Flinders suggests that other Western women can model the way to navigate this tension between selflessness and self-abandonment. I’m using Shirley Valentine as one of my models. I saw that movie when it came out in 1989. I was 17. I remember loving it and telling my mom about it. She said mothers can’t leave their children and run away from their lives and families (although in Shirley’s case, her children are grown and her husband is habit-bound and demanding.) I am grateful that my mom didn’t run away to Greece, but she did claim the right and autonomy to go to law school when I was 6 and to start her own political organization once her nest had emptied - so she is herself a model of possibilities beyond selfless acquiescence to others’ needs.
I also love Liz Lightsey as a model.

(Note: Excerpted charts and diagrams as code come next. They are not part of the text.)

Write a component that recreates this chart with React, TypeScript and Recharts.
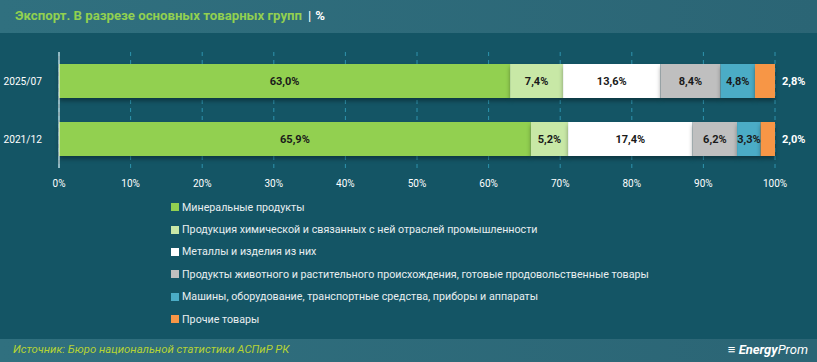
import React from 'react';
import { BarChart, Bar, XAxis, YAxis, CartesianGrid, LabelList } from 'recharts';

const categories = ['2025/07', '2021/12'];
const seriesNames = [
  'Минеральные продукты',
  'Продукция химической и связанных с ней отраслей промышленности',
  'Металлы и изделия из них',
  'Продукты животного и растительного происхождения, готовые продовольственные товары',
  'Машины, оборудование, транспортные средства, приборы и аппараты',
  'Прочие товары',
];
const seriesColors = ['#92d050', '#c8e8a6', '#ffffff', '#bfbfbf', '#4bacc6', '#f79646'];
const mineral = [63.0, 65.9];
const chemical = [7.4, 5.2];
const metals = [13.6, 17.4];
const food = [8.4, 6.2];
const machines = [4.8, 3.3];
const other = [2.8, 2.0];
const xTicks = [0, 10, 20, 30, 40, 50, 60, 70, 80, 90, 100];

const seriesValues = [mineral, chemical, metals, food, machines, other];
const keys = ['s0', 's1', 's2', 's3', 's4', 's5'];
const data = categories.map((c, i) => {
  const row: any = { cat: c };
  seriesValues.forEach((vals, k) => {
    row[keys[k]] = vals[i];
  });
  return row;
});

const fmt = (v: any) => Number(v).toFixed(1).replace('.', ',') + '%';
const font = 'Roboto, "Open Sans", sans-serif';

export default function App() {
  return (
    <div
      style={{
        position: 'absolute',
        left: 0,
        top: 0,
        width: 817,
        height: 362,
        background: '#145565',
        fontFamily: font,
        overflow: 'hidden',
      }}
    >
      <div
        style={{
          position: 'absolute',
          left: 0,
          top: 0,
          width: 817,
          height: 33,
          background: 'linear-gradient(90deg, #30707f 0%, #2b6575 100%)',
        }}
      >
        <div style={{ position: 'absolute', left: 15, top: 8, fontSize: 13.2, fontWeight: 700, color: '#92d050', whiteSpace: 'nowrap' }}>
          Экспорт. В разрезе основных товарных групп
          <span style={{ color: '#ffffff', fontWeight: 400, marginLeft: 6 }}>|</span>
          <span style={{ color: '#ffffff', fontWeight: 700, marginLeft: 4 }}>%</span>
        </div>
      </div>

      <div style={{ position: 'absolute', left: 0, top: 0 }}>
        <BarChart
          width={817}
          height={200}
          data={data}
          layout="vertical"
          margin={{ top: 52, right: 42, bottom: 2, left: 0 }}
          barCategoryGap={12}
        >
          <CartesianGrid horizontal={false} vertical stroke="#2e93ad" strokeDasharray="4 4" />
          <XAxis
            type="number"
            domain={[0, 100]}
            ticks={xTicks}
            tickFormatter={(v) => v + '%'}
            axisLine={false}
            tickLine={false}
            tick={{ fill: '#ffffff', fontSize: 10, fontFamily: font }}
            tickMargin={6}
            height={30}
          />
          <YAxis
            type="category"
            dataKey="cat"
            width={59}
            axisLine={{ stroke: '#ffffff', strokeWidth: 1 }}
            tickLine={false}
            tick={{ fill: '#ffffff', fontSize: 10.2, fontFamily: font }}
            tickMargin={11}
          />
          {keys.map((k, idx) => (
            <Bar
              key={k}
              dataKey={k}
              stackId="a"
              fill={seriesColors[idx]}
              isAnimationActive={false}
              style={{ filter: 'drop-shadow(0px 3px 2px rgba(0,0,0,0.35))' }}
            >
              {idx < keys.length - 1 ? (
                <LabelList
                  dataKey={k}
                  position="center"
                  formatter={fmt}
                  fill="#1a1a1a"
                  style={{ fontSize: 11, fontWeight: 700, fontFamily: font }}
                />
              ) : (
                <LabelList
                  dataKey={k}
                  position="right"
                  offset={7}
                  formatter={fmt}
                  fill="#ffffff"
                  style={{ fontSize: 11, fontWeight: 700, fontFamily: font }}
                />
              )}
            </Bar>
          ))}
        </BarChart>
      </div>

      <div style={{ position: 'absolute', left: 171, top: 196 }}>
        {seriesNames.map((name, i) => (
          <div key={name} style={{ height: 22.4, display: 'flex', alignItems: 'center', whiteSpace: 'nowrap' }}>
            <div style={{ width: 8, height: 8, background: seriesColors[i], marginRight: 3 }} />
            <span style={{ color: '#e8eef0', fontSize: 10.7 }}>{name}</span>
          </div>
        ))}
      </div>

      <div
        style={{
          position: 'absolute',
          left: 0,
          top: 339,
          width: 817,
          height: 23,
          background: 'linear-gradient(90deg, #30707f 0%, #2b6575 100%)',
        }}
      >
        <div style={{ position: 'absolute', left: 13, top: 4, fontSize: 11.3, fontStyle: 'italic', color: '#b6d334', whiteSpace: 'nowrap' }}>
          Источник: Бюро национальной статистики АСПиР РК
        </div>
        <div style={{ position: 'absolute', right: 9, top: 3, fontSize: 13, fontStyle: 'italic', color: '#ffffff', whiteSpace: 'nowrap' }}>
          <span style={{ fontWeight: 900 }}>≡ </span>
          <span style={{ fontWeight: 700 }}>Energy</span>
          <span style={{ fontWeight: 400 }}>Prom</span>
        </div>
      </div>
    </div>
  );
}
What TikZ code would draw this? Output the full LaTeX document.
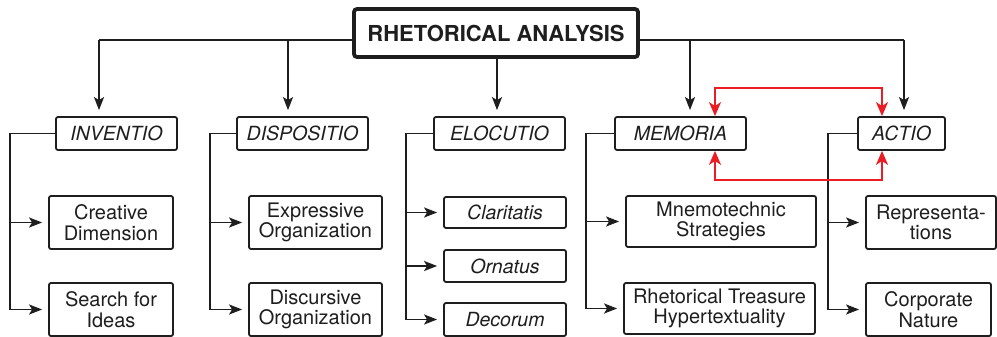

She’s the heroine of Kerry Anne King’s A Borrowed Life. Her husband’s death releases her from a tightly bound world as the wife of a conservative minister. She learns that she doesn’t have to orient her life around the needs of the church, her husband, her daughter. She can say yes to what life offers. As Liz writes in her journal, “Every time I catch myself saying, ‘I can’t do that.’ I ask myself why. Why can’t I?”
And then there's that fireball of will and determination, V.I. Warshawski who declares, “I would not be turned into a eunuch, be driven to living my life in the margins designed by someone else’s will.”
Navigating the desire to serve without becoming a eunuch or drudge is the domain of Virgo and the 6th house. Virgo conditions us to develop the skills that fulfill us. Once we have developed those skills, we are able to offer them in meaningful service to others. As Mark Nepo writes in The One Life We’re Given (it really is a good book, even if I quibble with parts of it), “When we can love what we do, it keeps our lamp lit, which lets us bring light to everything we touch.” The key here, though, is keeping the lamp lit. Service that feels like soul-deadening drudgery is the shadow manifestation of Virgo and 6th house.
There's a marvelous example of meaningful service in a May 2021 L'uomo Vogue article on Skateistan, a nonprofit organization started by Oliver Percovich who'd moved with his girlfriend to Afghanistan in 2007 and was trying to figure out what to do with himself. As he skated around war-damaged Kabul, he found that kids were magnetically drawn to his skateboard. He started teaching kids to skate which lead, eventually, to his developing Skateistan, a nonprofit organization that offers educational opportunities and skateboarding lessons to girls and boys in several countries around the world. Having mastered a craft he loved (he started skating in 1980) lead him to a path of meaningful service.
"So what is your Spirit Path?" Mark Nepo asks. "How do you come alive and help keep the world together?... Discovering this, personalizing this, and relating to this is how we gather our being into a force that can be of use."